14. The method of claim 12, wherein initiating a first visually continuous pattern includes displaying a repetitive pulse of light emissions at the continuous outer surface.
15. The method of claim 12, wherein initiating a first visually continuous pattern includes
displaying an uninterrupted band of light emissions at the continuous outer surface, and
animating the uninterrupted band across the continuous outer surface.
16. The method of claim 15, wherein animating the uninterrupted band includes oscillating the uninterrupted band in alternating clockwise and counter-clockwise sweeps between a top apex of the continuous outer surface and a bottom apex of the continuous outer surface, and wherein each sweep is reversed before reaching a top apex of the continuous outer surface.

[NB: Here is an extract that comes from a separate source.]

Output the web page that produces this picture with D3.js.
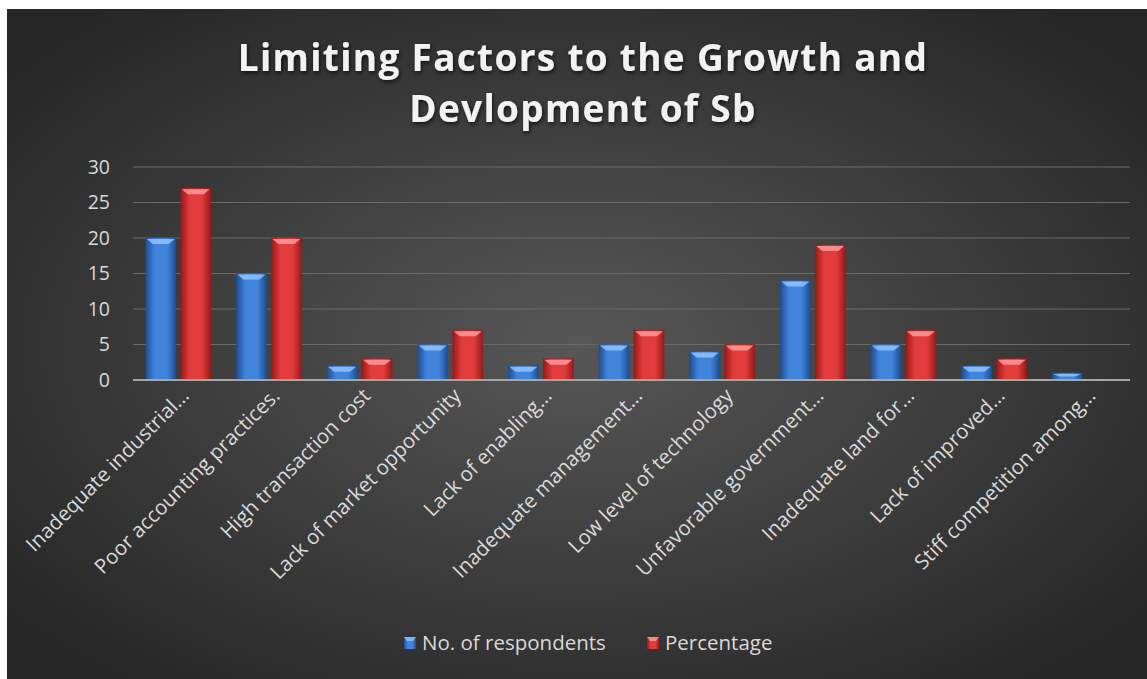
<!DOCTYPE html>
<html>
<head>
<meta charset="utf-8">
<script src="https://cdn.jsdelivr.net/npm/d3@7"></script>
<style>
  body { margin: 0; background: #fff; }
  svg { display: block; }
</style>
</head>
<body>
<script>
(function() {
  "use strict";
  const CATEGORIES = ["Inadequate industrial…", "Poor accounting practices.", "High transaction cost",
      "Lack of market opportunity", "Lack of enabling…", "Inadequate management…",
      "Low level of technology", "Unfavorable  government…", "Inadequate land for…",
      "Lack of improved…", "Stiff competition among…"],
    RESPONDENTS = [20, 15, 2, 5, 2, 5, 4, 14, 5, 2, 1],
    PERCENTAGE = [27, 20, 3, 7, 3, 7, 5, 19, 7, 3, 0],
    SERIES = ["No. of respondents", "Percentage"],
    Y_TICKS = [0, 5, 10, 15, 20, 25, 30];

  const W = 1147, H = 679;
  const svg = d3.select("body").append("svg").attr("width", W).attr("height", H);
  const defs = svg.append("defs");

  const bg = defs.append("radialGradient").attr("id", "bg")
    .attr("cx", "50%").attr("cy", "50%").attr("r", "65%");
  bg.append("stop").attr("offset", "0%").attr("stop-color", "#575757");
  bg.append("stop").attr("offset", "100%").attr("stop-color", "#262626");

  const colors = [
    { id: "gBlue", edge: "#1f4f93", mid: "#4184dc", cap: "#8fc3ff" },
    { id: "gRed", edge: "#9a1a1a", mid: "#e23c3c", cap: "#ff9a9a" }
  ];
  colors.forEach(c => {
    const g = defs.append("linearGradient").attr("id", c.id).attr("x1", 0).attr("x2", 1).attr("y1", 0).attr("y2", 0);
    g.append("stop").attr("offset", "0%").attr("stop-color", c.edge);
    g.append("stop").attr("offset", "30%").attr("stop-color", c.mid);
    g.append("stop").attr("offset", "70%").attr("stop-color", c.mid);
    g.append("stop").attr("offset", "100%").attr("stop-color", c.edge);
  });
  const shadow = defs.append("filter").attr("id", "tshadow").attr("x", "-10%").attr("y", "-20%").attr("width", "120%").attr("height", "150%");
  shadow.append("feDropShadow").attr("dx", 1).attr("dy", 2).attr("stdDeviation", 2).attr("flood-color", "#000").attr("flood-opacity", 0.7);

  svg.append("rect").attr("x", 7).attr("y", 9).attr("width", W - 7).attr("height", H - 9).attr("fill", "url(#bg)");

  // title
  const title = svg.append("text").attr("text-anchor", "middle")
    .attr("font-family", "'Open Sans', sans-serif").attr("font-weight", "bold")
    .attr("font-size", 37).attr("letter-spacing", 1.3).attr("fill", "#f2f2f2")
    .attr("filter", "url(#tshadow)");
  title.append("tspan").attr("x", 583).attr("y", 71).text("Limiting Factors to the Growth and");
  title.append("tspan").attr("x", 583).attr("y", 122).text("Devlopment of Sb");

  const left = 133, right = 1130, top = 167, bottom = 380;
  const x = d3.scaleBand().domain(CATEGORIES).range([left, right]);
  const y = d3.scaleLinear().domain([0, 30]).range([bottom, top]);
  const barW = 30, gap = 5;

  // grid
  svg.append("g").selectAll("line").data(Y_TICKS.filter(d => d > 0)).enter().append("line")
    .attr("x1", left).attr("x2", right).attr("y1", d => y(d)).attr("y2", d => y(d))
    .attr("stroke", "#6a6a6a").attr("stroke-width", 1.2);

  // y labels
  svg.append("g").selectAll("text").data(Y_TICKS).enter().append("text")
    .attr("x", 110).attr("y", d => y(d)).attr("dy", "0.35em").attr("text-anchor", "end")
    .attr("font-family", "'Open Sans', sans-serif").attr("font-size", 19.5).attr("fill", "#d9d9d9")
    .text(d => d);

  // bars
  const data = [RESPONDENTS, PERCENTAGE];
  data.forEach((vals, si) => {
    const c = colors[si];
    const off = si === 0 ? -(barW + gap / 2) : gap / 2;
    const g = svg.append("g");
    const bars = g.selectAll("g").data(vals).enter().append("g")
      .attr("transform", (d, i) => `translate(${x(CATEGORIES[i]) + x.bandwidth() / 2 + off},0)`);
    bars.filter(d => d > 0).append("rect")
      .attr("x", 0).attr("y", d => y(d)).attr("width", barW).attr("height", d => bottom - y(d))
      .attr("fill", `url(#${c.id})`).attr("stroke", c.edge).attr("stroke-opacity", 0.5);
    bars.filter(d => d > 0).append("path")
      .attr("d", d => {
        const t = y(d), h = Math.min(6, (bottom - t) * 0.5);
        return `M1,${t + 1}L${barW - 1},${t + 1}L${barW - 7},${t + h}L7,${t + h}Z`;
      })
      .attr("fill", c.cap).attr("opacity", 0.85);
  });

  // baseline
  svg.append("line").attr("x1", left).attr("x2", right).attr("y1", bottom).attr("y2", bottom)
    .attr("stroke", "#a6a6a6").attr("stroke-width", 2.2);

  // x labels
  svg.append("g").selectAll("text").data(CATEGORIES).enter().append("text")
    .attr("transform", d => `translate(${x(d) + x.bandwidth() / 2 + 7},${bottom + 12}) rotate(-45)`)
    .attr("text-anchor", "end").attr("dy", "0.35em")
    .attr("font-family", "'Open Sans', sans-serif").attr("font-size", 20.5).attr("fill", "#d9d9d9")
    .text(d => d);

  // legend
  const legX = [404, 647];
  const leg = svg.append("g").selectAll("g").data(SERIES).enter().append("g")
    .attr("transform", (d, i) => `translate(${legX[i]},643)`);
  leg.append("rect").attr("x", 0).attr("y", -6).attr("width", 12).attr("height", 12)
    .attr("fill", (d, i) => `url(#${colors[i].id})`);
  leg.append("path").attr("d", "M0,-6L12,-6L9,-2L3,-2Z").attr("fill", (d, i) => colors[i].cap).attr("opacity", 0.8);
  leg.append("text").attr("x", 18).attr("y", 0).attr("dy", "0.35em")
    .attr("font-family", "'Open Sans', sans-serif").attr("font-size", 20.5).attr("fill", "#d9d9d9")
    .text(d => d);
}());
</script>
</body>
</html>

17. The method of claim 15, wherein animating the uninterrupted band includes generating two diverging bands that simultaneously emerge in opposite radial directions from a top apex of the continuous outer surface and dissolve at the bottom apex of the continuous outer surface.
18. The method of claim 12, further comprising:
receiving a second condition signal from the appliance; and
selectively initiating a second visually continuous pattern at the continuous outer surface according to the second received condition signal, the second visually continuous pattern being distinct from the first visually continuous pattern.